**Aim:**
Quote word for word the lines below, beginning with the first and ending with the one that has "68, 71, 97];". Drop the pictures.

**Material for this exercise:**
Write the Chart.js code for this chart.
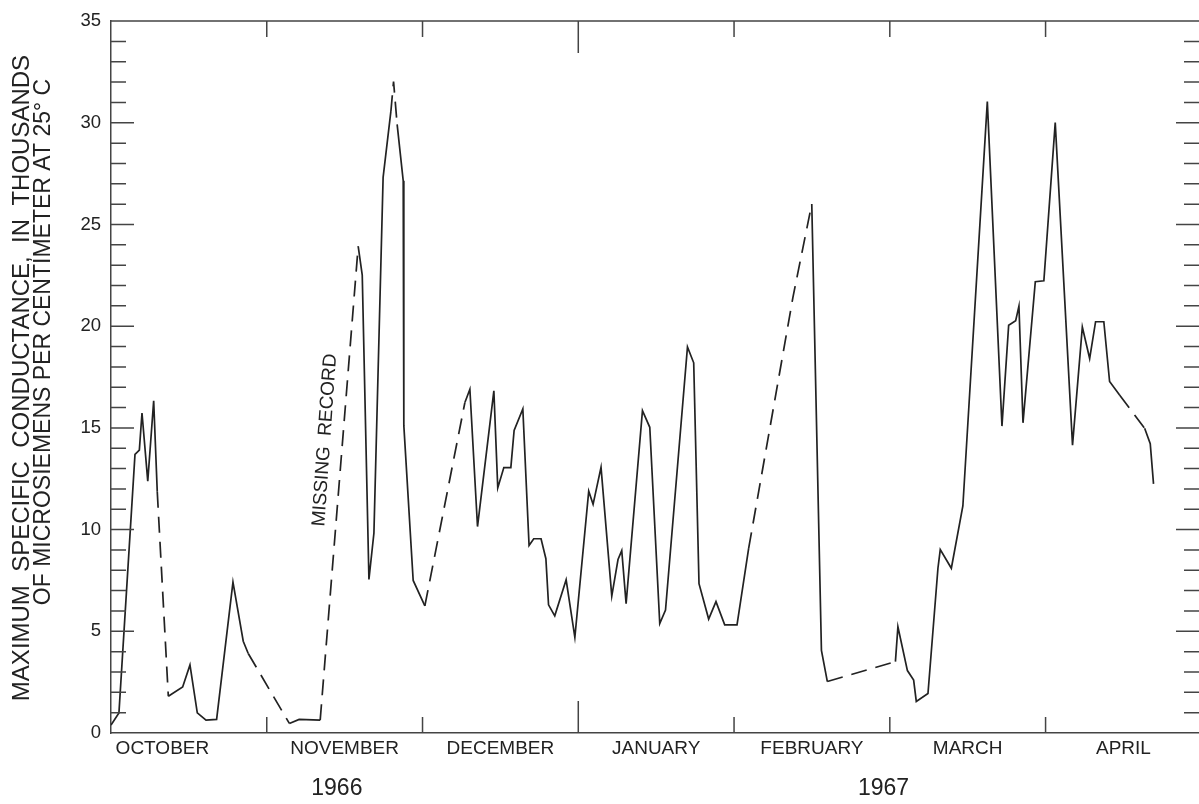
<!DOCTYPE html>
<html lang="en">
<head>
<meta charset="UTF-8">
<title>Maximum specific conductance, October 1966 - April 1967</title>
<script src="https://cdn.jsdelivr.net/npm/chart.js"></script>
<style>
  body { margin: 0; background: #fff; }
  canvas { display: block; }
</style>
</head>
<body>
<canvas id="chart" width="1199" height="804"></canvas>
<script>
// x = months after Oct 1, 1966 (every month is drawn the same width, as on the original)
const xMonth = [0.000, 0.051, 0.154, 0.182, 0.199, 0.236, 0.274, 0.297, 0.368, 0.460,
  0.507, 0.554, 0.610, 0.678, 0.783, 0.849, 0.881, 1.145, 1.208, 1.343,
  1.587, 1.613, 1.656, 1.688, 1.747, 1.797, 1.814, 1.837, 1.876, 1.880,
  1.940, 2.015, 2.272, 2.304, 2.353, 2.458, 2.483, 2.522, 2.567, 2.588,
  2.644, 2.684, 2.714, 2.761, 2.792, 2.809, 2.849, 2.922, 2.978, 3.067,
  3.095, 3.146, 3.215, 3.255, 3.279, 3.307, 3.412, 3.459, 3.523, 3.560,
  3.701, 3.741, 3.775, 3.837, 3.884, 3.940, 4.019, 4.094, 4.378, 4.499,
  4.561, 4.599, 5.036, 5.052, 5.113, 5.153, 5.170, 5.245, 5.309, 5.324,
  5.395, 5.469, 5.626, 5.720, 5.763, 5.808, 5.829, 5.855, 5.934, 5.989,
  6.062, 6.173, 6.236, 6.283, 6.321, 6.374, 6.411, 6.475, 6.636, 6.672, 6.693];

// thousands of microsiemens per cm at 25 C
const conductance = [0.39, 0.99, 13.70, 13.91, 15.73, 12.38, 16.33, 11.86, 1.81, 2.26,
  3.35, 0.99, 0.63, 0.67, 7.42, 4.51, 3.91, 0.47, 0.67, 0.63,
  23.93, 22.51, 7.55, 9.83, 27.32, 30.57, 32.03, 29.92, 27.15, 15.11,
  7.50, 6.25, 16.25, 16.90, 10.15, 16.82, 12.05, 13.05, 13.05, 14.87,
  15.93, 9.22, 9.55, 9.55, 8.57, 6.30, 5.76, 7.53, 4.70, 11.89,
  11.24, 13.06, 6.73, 8.53, 8.97, 6.36, 15.85, 15.03, 5.38, 6.04,
  18.98, 18.20, 7.34, 5.60, 6.46, 5.32, 5.32, 9.09, 21.42, 26.01,
  4.06, 2.53, 3.51, 5.22, 3.07, 2.60, 1.55, 1.94, 8.10, 9.02,
  8.10, 11.16, 31.04, 15.09, 20.05, 20.27, 20.99, 15.25, 22.19, 22.23,
  30.01, 14.15, 19.96, 18.41, 20.22, 20.22, 17.28, 16.62, 14.98, 14.22, 12.25];

// record is missing between point i and i+1 -> dashed
const missingAfter = [7, 16, 19, 25, 26, 31, 67, 68, 71, 97];

const monthNames = ['OCTOBER', 'NOVEMBER', 'DECEMBER', 'JANUARY', 'FEBRUARY', 'MARCH', 'APRIL'];
const monthLabelAt = [0.33, 1.5, 2.5, 3.5, 4.5, 5.5, 6.5];
const monthStarts = [1, 2, 3, 4, 5, 6];
const yearNames = ['1966', '1967'];
const yearLabelAt = [1.45, 4.96];

const ink = '#222';
const axisInk = '#444';
const font = 'Arial, "Liberation Sans", sans-serif';

const frame = {
  id: 'frame',
  afterDatasetsDraw(chart) {
    const { ctx, chartArea: a, scales: { x, y } } = chart;
    ctx.save();
    ctx.strokeStyle = axisInk;
    ctx.lineWidth = 1.5;
    ctx.beginPath();
    ctx.moveTo(a.left, a.top);
    ctx.lineTo(a.right, a.top);
    for (let v = 1; v < 35; v++) {
      const py = y.getPixelForValue(v);
      const len = v % 5 === 0 ? 23 : 15;
      ctx.moveTo(a.left, py); ctx.lineTo(a.left + len, py);
      ctx.moveTo(a.right, py); ctx.lineTo(a.right - len, py);
    }
    monthStarts.forEach(m => {
      const px = x.getPixelForValue(m);
      const len = m === 3 ? 32 : 16;   // Jan 1 = new year, longer tick
      ctx.moveTo(px, a.bottom); ctx.lineTo(px, a.bottom - len);
      ctx.moveTo(px, a.top); ctx.lineTo(px, a.top + len);
    });
    ctx.stroke();

    ctx.fillStyle = ink;
    ctx.textAlign = 'center';
    ctx.textBaseline = 'middle';

    // y axis title, two lines
    ctx.save();
    ctx.font = '24px ' + font;
    ctx.translate(22, 378);
    ctx.rotate(-Math.PI / 2);
    ctx.fillText('MAXIMUM  SPECIFIC  CONDUCTANCE,  IN  THOUSANDS', 0, 0);
    ctx.restore();
    ctx.save();
    ctx.font = '23px ' + font;
    ctx.translate(44, 342);
    ctx.rotate(-Math.PI / 2);
    ctx.fillText('OF MICROSIEMENS PER CENTIMETER AT 25° C', 0, 0);
    ctx.restore();

    // note along the dashed line
    ctx.save();
    ctx.font = '19px ' + font;
    ctx.translate(325, 440);
    ctx.rotate(-Math.PI / 2 + 0.07);
    ctx.fillText('MISSING  RECORD', 0, 0);
    ctx.restore();

    ctx.restore();
  }
};

new Chart(document.getElementById('chart'), {
  type: 'line',
  data: {
    datasets: [{
      data: xMonth.map((m, i) => ({ x: m, y: conductance[i] })),
      borderColor: ink,
      borderWidth: 1.7,
      pointRadius: 0,
      tension: 0,
      fill: false,
      segment: {
        borderDash: c => missingAfter.includes(c.p0DataIndex) ? [16, 9] : undefined
      }
    }]
  },
  options: {
    responsive: false,
    animation: false,
    layout: { padding: { top: 16, left: 0, right: 0, bottom: 0 } },
    plugins: { legend: { display: false }, tooltip: { enabled: false } },
    scales: {
      x: {
        type: 'linear', position: 'bottom', min: 0, max: 6.985,
        grid: { display: false, drawTicks: false },
        border: { display: true, color: axisInk, width: 1.5 },
        afterBuildTicks: s => { s.ticks = monthLabelAt.map(v => ({ value: v })); },
        afterFit: s => { s.height = 30; },
        ticks: {
          autoSkip: false, maxRotation: 0, padding: 4, color: ink,
          font: { family: font, size: 19 },
          callback: (v, i) => monthNames[i]
        }
      },
      x2: {
        type: 'linear', position: 'bottom', min: 0, max: 6.985,
        grid: { display: false, drawTicks: false },
        border: { display: false },
        afterBuildTicks: s => { s.ticks = yearLabelAt.map(v => ({ value: v })); },
        afterFit: s => { s.height = 41; },
        ticks: {
          autoSkip: false, maxRotation: 0, padding: 12, color: ink,
          font: { family: font, size: 23 },
          callback: (v, i) => yearNames[i]
        }
      },
      y: {
        min: 0, max: 35,
        grid: { display: false, drawTicks: false },
        border: { display: true, color: axisInk, width: 1.5 },
        afterFit: s => { s.width = 111; },
        ticks: {
          stepSize: 5, padding: 10, color: ink,
          font: { family: font, size: 18.5 }
        }
      }
    }
  },
  plugins: [frame]
});
</script>
</body>
</html>
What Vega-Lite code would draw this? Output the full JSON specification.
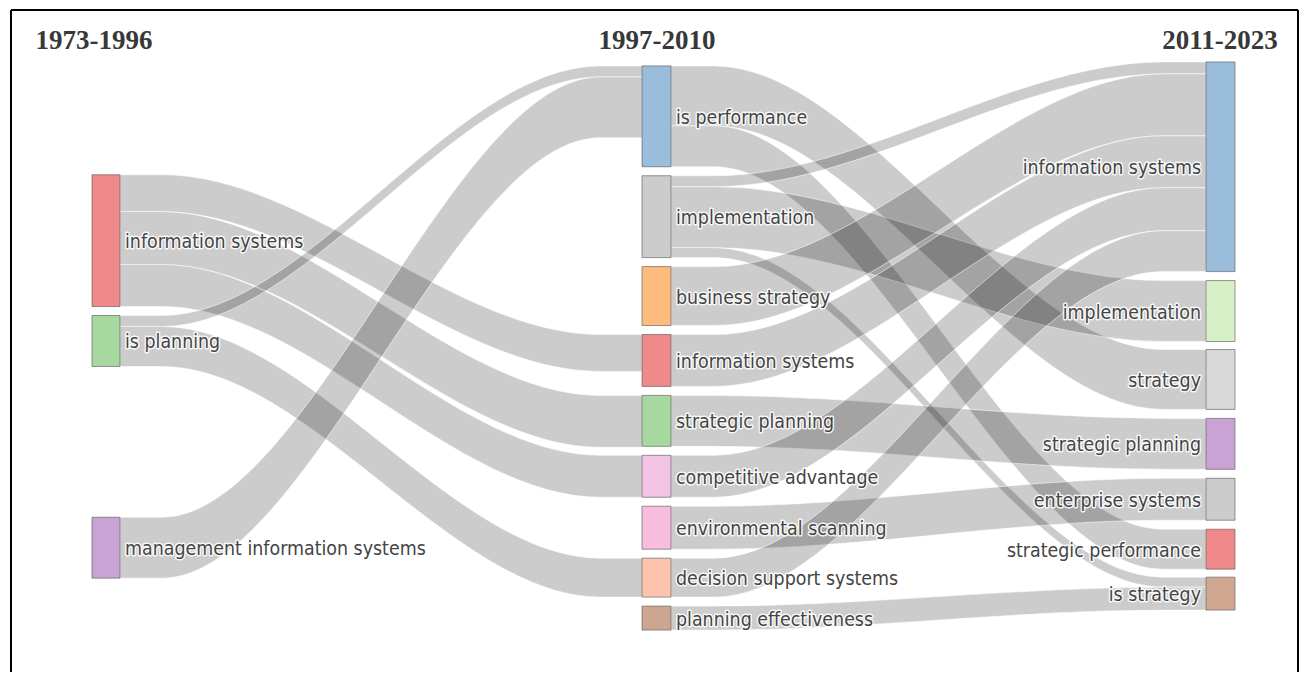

**Response to this exercise:**
Write the Chart.js code for this chart.
<!DOCTYPE html>
<html lang="en">
<head>
<meta charset="UTF-8">
<title>Maximum specific conductance, October 1966 - April 1967</title>
<script src="https://cdn.jsdelivr.net/npm/chart.js"></script>
<style>
  body { margin: 0; background: #fff; }
  canvas { display: block; }
</style>
</head>
<body>
<canvas id="chart" width="1199" height="804"></canvas>
<script>
// x = months after Oct 1, 1966 (every month is drawn the same width, as on the original)
const xMonth = [0.000, 0.051, 0.154, 0.182, 0.199, 0.236, 0.274, 0.297, 0.368, 0.460,
  0.507, 0.554, 0.610, 0.678, 0.783, 0.849, 0.881, 1.145, 1.208, 1.343,
  1.587, 1.613, 1.656, 1.688, 1.747, 1.797, 1.814, 1.837, 1.876, 1.880,
  1.940, 2.015, 2.272, 2.304, 2.353, 2.458, 2.483, 2.522, 2.567, 2.588,
  2.644, 2.684, 2.714, 2.761, 2.792, 2.809, 2.849, 2.922, 2.978, 3.067,
  3.095, 3.146, 3.215, 3.255, 3.279, 3.307, 3.412, 3.459, 3.523, 3.560,
  3.701, 3.741, 3.775, 3.837, 3.884, 3.940, 4.019, 4.094, 4.378, 4.499,
  4.561, 4.599, 5.036, 5.052, 5.113, 5.153, 5.170, 5.245, 5.309, 5.324,
  5.395, 5.469, 5.626, 5.720, 5.763, 5.808, 5.829, 5.855, 5.934, 5.989,
  6.062, 6.173, 6.236, 6.283, 6.321, 6.374, 6.411, 6.475, 6.636, 6.672, 6.693];

// thousands of microsiemens per cm at 25 C
const conductance = [0.39, 0.99, 13.70, 13.91, 15.73, 12.38, 16.33, 11.86, 1.81, 2.26,
  3.35, 0.99, 0.63, 0.67, 7.42, 4.51, 3.91, 0.47, 0.67, 0.63,
  23.93, 22.51, 7.55, 9.83, 27.32, 30.57, 32.03, 29.92, 27.15, 15.11,
  7.50, 6.25, 16.25, 16.90, 10.15, 16.82, 12.05, 13.05, 13.05, 14.87,
  15.93, 9.22, 9.55, 9.55, 8.57, 6.30, 5.76, 7.53, 4.70, 11.89,
  11.24, 13.06, 6.73, 8.53, 8.97, 6.36, 15.85, 15.03, 5.38, 6.04,
  18.98, 18.20, 7.34, 5.60, 6.46, 5.32, 5.32, 9.09, 21.42, 26.01,
  4.06, 2.53, 3.51, 5.22, 3.07, 2.60, 1.55, 1.94, 8.10, 9.02,
  8.10, 11.16, 31.04, 15.09, 20.05, 20.27, 20.99, 15.25, 22.19, 22.23,
  30.01, 14.15, 19.96, 18.41, 20.22, 20.22, 17.28, 16.62, 14.98, 14.22, 12.25];

// record is missing between point i and i+1 -> dashed
const missingAfter = [7, 16, 19, 25, 26, 31, 67, 68, 71, 97];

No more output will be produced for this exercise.